Resulta inaudito que, así las cosas, haya personas que, compartiendo el espíritu fundacional de Ciudadanos, le pidan a Rivera que traicione a sus votantes, en vez de pedirle al PP que cambie de candidato. En realidad demuestran una sideral confusión sobre las reglas del parlamentarismo. Si hubiéramos elegido un presidente, todos nos tendríamos que aquietar ante el renacer del estafermo. Pero hemos elegido 350 diputados con el encargo de que conformen una mayoría en torno a cualquier español mayor de edad.
Todos entendimos el año pasado que la alcaldesa de Madrid fuera Carmena pese a que Aguirre obtuvo tres puntos más que ella en las urnas. A nadie le pareció una aberración que quien gobernara Baleares en 2011 fuera Antich con un 21% del voto y no Matas que, como Muskie, había pasado del 46%. E incluso queda como una encomiable aportación de una pequeña minoría a la regeneración democrática que cuando el incombustible Pedro Sanz se quedó a dos escaños de la mayoría en las autonómicas de La Rioja, la condición para apoyar la investidura del PP fuera obligarle a cambiar de candidato.
¿Cuál fue esa minoría? Ciudadanos. ¿Qué porcentaje del voto logró entonces el PP? El 38,49%. ¿Eran más patentes e infamantes los estigmas de Sanz que los de Rajoy? En absoluto.
Si todo se mide ahora por otro rasero es porque desde la Moncloa se mueven muchos más resortes de poder e influencia que desde el palacete del Espolón de Logroño en el que tiene su sede el Gobierno de la Rioja y porque toda la teatralización en torno a la raquítica victoria de Rajoy va encaminada a convertir -como dice un buen amigo- su persona y su candidatura en "cosa sagrada".

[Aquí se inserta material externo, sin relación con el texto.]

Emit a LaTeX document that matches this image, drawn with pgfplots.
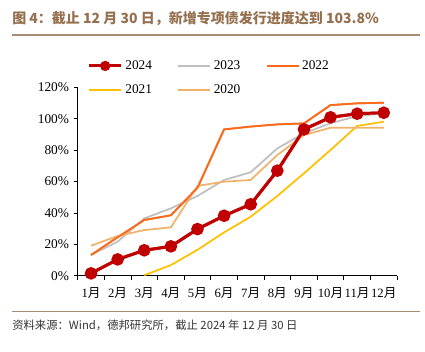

Al final todo queda resumido por las dos más celebres esculturas de Damien Hirst. La del tiburón sometido a la impotencia, pero a la vez desafiante en la angostura de su tanque, se titula -atención- "La imposibilidad física de la muerte en la mente de un ser vivo". Pero aun más elocuente es esa calavera con incrustaciones de diamantes que nos recuerda lo imponente, feliz y proactivo que puede parecer el cráneo de un finado decidido a no marcharse.